Vinci claims to have created the first headphones that use artificial intelligence to change music tracks, adjust the volume and answer questions at your command, just like Siri. Rival headphones, like Under Armour’s Sport Wireless Heart Rate headphones are Bluetooth enabled and designed to monitor exercise performance. Bose and Jabra have similar products on the market and Fitbit is readying their Flyer wireless headphones for launch in October 2017.

Tattoos

Image: Duoskin

Image: Duoskin

Now don’t get too excited because this one’s still a while off, but Aussie researchers at the Melbourne Institute of Technology are working on smart tattoos.

Specifically, the kind of temporary gold-leaf tattoos you see at music festivals.
The MIT Media Lab teamed with Microsoft Research and DuoSkin to play around with the possibilities, coming up with temporary tattoos that change colour according to body heat or illuminate with LED lighting. The potential is there for tattoos to act as touchpads for connected devices and for the technology to work on permanent tattoos as well.

Sunglasses

Image: Spectacles https://www.spectacles.com/

Image: Spectacles

While MasterCard has been putting the juice into Fitbit’s Ionic smart watch, Visa is working on other wearables that could function as credit cards, including a pair of sunglasses with Australian designers Local Supply.

Snapchat, meanwhile has produced sunnies capable of recording 10-second video clips with a lens that mimics human vision. Snapchat founder Evan Spiegel tested them on holiday in the Big Sur with then-fiancée, Australian model Miranda Kerr.  “We were walking through the woods, stepping over logs, looking up at the beautiful trees,” he told The Wall Street Journal. “And when I got the footage back and watched it, I could see my own memory, through my own eyes. It was unbelievable.”

It’s all starting to sound like an episode of Black Mirror. You know, the one where dinner party arguments with your significant other can be recorded and played back later to prove who was in the right (you, of course). Except Evan and Miranda probably never argue.

Clothes

A post shared by SUPA® (@supa.ai) on

As well as sunglasses, Visa has partnered with Queensland’s Heritage Bank to create a blazer they call the ‘Heritage Power Suit’. It works by swiping the sleeve against any Visa eftpos terminal.
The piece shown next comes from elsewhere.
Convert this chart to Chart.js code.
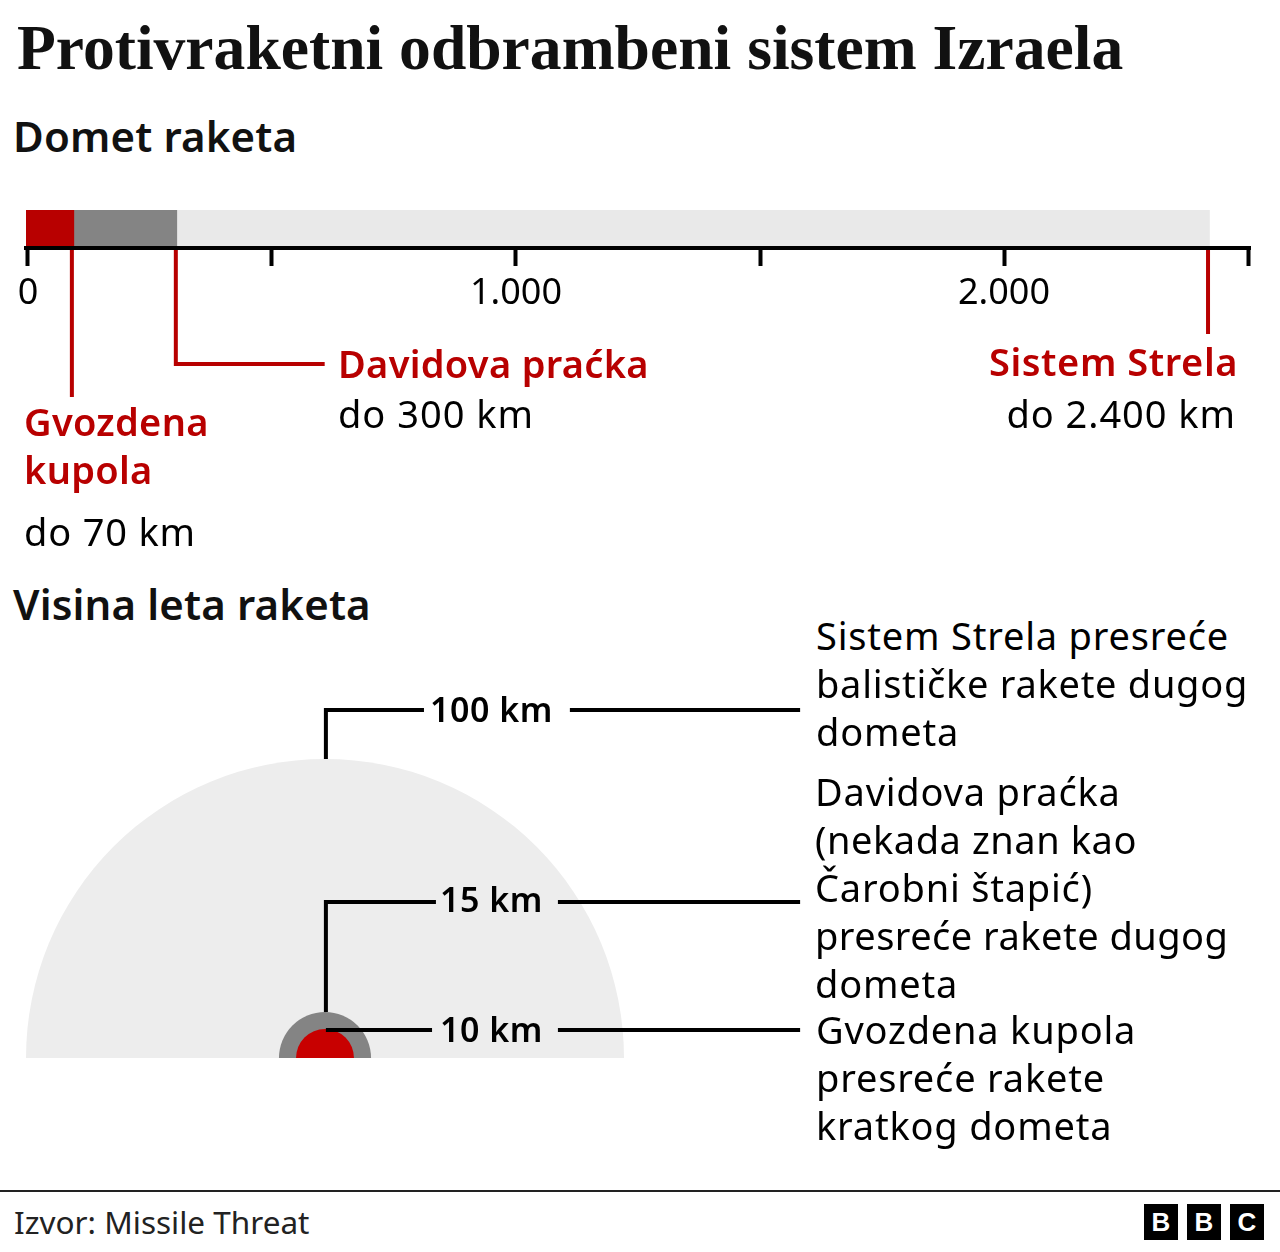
<!DOCTYPE html>
<html lang="sr">
<head>
<meta charset="utf-8">
<script src="https://cdn.jsdelivr.net/npm/chart.js@4"></script>
<style>
html,body{margin:0;padding:0;background:#fff;width:1280px;height:1252px;overflow:hidden}
#page{position:relative;width:1280px;height:1252px;font-family:"Noto Sans",sans-serif;color:#000}
.t{position:absolute;white-space:nowrap;line-height:1;font-size:38px;letter-spacing:.8px}
.r{color:#b80000;font-weight:600;letter-spacing:.3px}
.h{font-size:42px;font-weight:600;letter-spacing:.15px}
.k{font-weight:600;font-size:34px;letter-spacing:.5px}
canvas{position:absolute}
#c1wrap{position:absolute;left:0;top:200px;width:1280px;height:200px}
#c2wrap{position:absolute;left:0;top:690px;width:830px;height:368px}
.b{position:absolute;top:1204px;width:34px;height:36px;background:#000;color:#fff;font:700 26px/36px "Liberation Sans",sans-serif;text-align:center}
</style>
</head>
<body>
<div id="page">
<div class="t" style="left:17px;top:16px;font:700 63.6px/1 'Liberation Serif',serif;letter-spacing:0;color:#111">Protivraketni odbrambeni sistem Izraela</div>
<div class="t h" style="left:13px;top:115px;color:#111">Domet raketa</div>

<div id="c1wrap"><canvas id="rangeChart"></canvas></div>

<div class="t r" style="left:338px;top:344px">Davidova praćka</div>
<div class="t" style="left:338px;top:394px;letter-spacing:1px">do 300 km</div>
<div class="t r" style="left:24px;top:402px">Gvozdena</div>
<div class="t r" style="left:24px;top:450px">kupola</div>
<div class="t" style="left:24px;top:512px">do 70 km</div>
<div class="t r" style="right:42px;top:342px;letter-spacing:.56px">Sistem Strela</div>
<div class="t" style="right:44px;top:394px;letter-spacing:.95px">do 2.400 km</div>

<div class="t h" style="left:13px;top:583px;color:#111">Visina leta raketa</div>

<div id="c2wrap"><canvas id="heightChart"></canvas></div>

<div class="t k" style="left:430px;top:692px">100 km</div>
<div class="t k" style="left:440px;top:882px">15 km</div>
<div class="t k" style="left:440px;top:1012px">10 km</div>

<div class="t" style="left:816px;top:616px">Sistem Strela presreće</div>
<div class="t" style="left:816px;top:664px;letter-spacing:.72px">balističke rakete dugog</div>
<div class="t" style="left:816px;top:712px">dometa</div>
<div class="t" style="left:815px;top:772px">Davidova praćka</div>
<div class="t" style="left:815px;top:820px;letter-spacing:.55px">(nekada znan kao</div>
<div class="t" style="left:815px;top:868px">Čarobni štapić)</div>
<div class="t" style="left:815px;top:916px;letter-spacing:.47px">presreće rakete dugog</div>
<div class="t" style="left:815px;top:964px">dometa</div>
<div class="t" style="left:816px;top:1010px">Gvozdena kupola</div>
<div class="t" style="left:816px;top:1058px">presreće rakete</div>
<div class="t" style="left:816px;top:1106px">kratkog dometa</div>

<div style="position:absolute;left:0;top:1190px;width:1280px;height:2px;background:#222"></div>
<div class="t" style="left:14px;top:1206px;font-size:31.5px;letter-spacing:0;color:#222">Izvor: Missile Threat</div>
<div class="b" style="left:1144px">B</div>
<div class="b" style="left:1187px">B</div>
<div class="b" style="left:1230px">C</div>
</div>

<script>
// --- Range chart (km along the axis) ---
const rangeCategories = ['Domet'];
const rangeSeriesNames = ['Gvozdena kupola', 'Davidova praćka', 'Sistem Strela'];
const rangeStarts = [-4, 94, 305];
const rangeEnds = [94, 305, 2421];
const rangeColors = ['#b80000', '#848484', '#e9e9e9'];
const rangeTicks = [0, 500, 1000, 1500, 2000, 2500];
const rangeTickLabels = ['0', '', '1.000', '', '2.000', ''];
const rangeAxisMin = -4;
const rangeAxisMax = 2504;
// leader lines: [km along axis, drop below axis]
const leaderKupola = [{x: 90, y: 0}, {x: 90, y: 149}];
const leaderPracka = [{x: 303, y: 0}, {x: 303, y: 116}, {x: 608, y: 116}];
const leaderStrela = [{x: 2418, y: 0}, {x: 2418, y: 86}];

// --- Height chart (km) ---
const heightNames = ['Sistem Strela', 'Davidova praćka', 'Gvozdena kupola'];
const heightValues = [100, 15.4, 9.7];
const heightColors = ['#ededed', '#848484', '#c80000'];
const leader100Left = [{x: 0.3, y: 100}, {x: 0.3, y: 116.4}, {x: 33.1, y: 116.4}];
const leader100Right = [{x: 81.9, y: 116.4}, {x: 158.9, y: 116.4}];
const leader15Left = [{x: 0.3, y: 15.4}, {x: 0.3, y: 52.2}, {x: 37.1, y: 52.2}];
const leader15Right = [{x: 77.9, y: 52.2}, {x: 158.9, y: 52.2}];
const leader10Left = [{x: 0.3, y: 9.36}, {x: 35.8, y: 9.36}];
const leader10Right = [{x: 77.9, y: 9.36}, {x: 158.9, y: 9.36}];

Chart.defaults.animation = false;
Chart.defaults.font.family = '"Noto Sans", sans-serif';

const redLeader = d => ({
  type: 'scatter', data: d, xAxisID: 'x', yAxisID: 'yDrop', showLine: true,
  borderColor: '#b80000', borderWidth: 4, pointRadius: 0, clip: false,
  borderJoinStyle: 'miter', order: -1
});

new Chart(document.getElementById('rangeChart'), {
  data: {
    labels: rangeCategories,
    datasets: [
      ...rangeSeriesNames.map((n, i) => ({
        type: 'bar', indexAxis: 'y', label: n, xAxisID: 'x', yAxisID: 'y',
        data: [[rangeStarts[i], rangeEnds[i]]],
        backgroundColor: rangeColors[i], grouped: false,
        barPercentage: 1, categoryPercentage: 1, borderWidth: 0
      })),
      redLeader(leaderKupola), redLeader(leaderPracka), redLeader(leaderStrela)
    ]
  },
  options: {
    responsive: true, maintainAspectRatio: false,
    layout: {padding: {left: 26, right: 30, top: 10, bottom: 0}},
    plugins: {legend: {display: false}, tooltip: {enabled: false}},
    scales: {
      x: {
        type: 'linear', position: 'bottom', min: rangeAxisMin, max: rangeAxisMax,
        afterBuildTicks: s => { s.ticks = rangeTicks.map(v => ({value: v})); },
        afterFit: s => { s.height = 152; },
        ticks: {
          autoSkip: false, maxRotation: 0, minRotation: 0, padding: 6,
          color: '#000', font: {size: 36},
          callback: v => rangeTickLabels[rangeTicks.indexOf(v)]
        },
        grid: {drawOnChartArea: false, drawTicks: true, tickLength: 18, tickWidth: 4, tickColor: '#000'},
        border: {display: true, color: '#000', width: 4, z: 2}
      },
      y: {type: 'category', display: false},
      yDrop: {type: 'linear', display: false, reverse: true, min: -38, max: 0}
    }
  }
});

const blackLeader = d => ({
  type: 'scatter', data: d, showLine: true, borderColor: '#000', borderWidth: 4,
  pointRadius: 0, borderJoinStyle: 'miter', clip: false, order: -1
});

new Chart(document.getElementById('heightChart'), {
  data: {
    datasets: [
      ...[...heightNames.keys()].map(i => ({
        type: 'scatter', label: heightNames[i],
        data: [{x: 0, y: 0, h: heightValues[i]}],
        backgroundColor: heightColors[i], pointBackgroundColor: heightColors[i],
        pointBorderWidth: 0, clip: false, order: 3 - i,
        pointRadius: c => {
          const y = c.chart.scales.y;
          return y.getPixelForValue(0) - y.getPixelForValue(c.raw ? c.raw.h : 0);
        }
      })),
      ...[leader100Left, leader100Right, leader15Left, leader15Right, leader10Left, leader10Right].map(blackLeader)
    ]
  },
  options: {
    responsive: true, maintainAspectRatio: false,
    layout: {padding: {left: 26, right: 26.6, top: 9.2, bottom: 0}},
    plugins: {legend: {display: false}, tooltip: {enabled: false}},
    scales: {
      x: {type: 'linear', display: false, min: -100, max: 160},
      y: {type: 'linear', display: false, min: 0, max: 120}
    }
  }
});
</script>
</body>
</html>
Made in Japan from the wool of Australian merino sheep, and able to withstand drycleaning, the first suit available for sale to the public was auctioned on eBay. It fetched a modest $510. No word on whether this line is going to expand.

In the meantime, Supa has created a smart bra to track your workout, measure your sun exposure, correct your diet, treat your asthma and generally make you look good. The company markets itself as “biolmetrics + extreme sports + fashion + artificial intelligence in a onesie at a dance party”. Now that’s a party worth going to.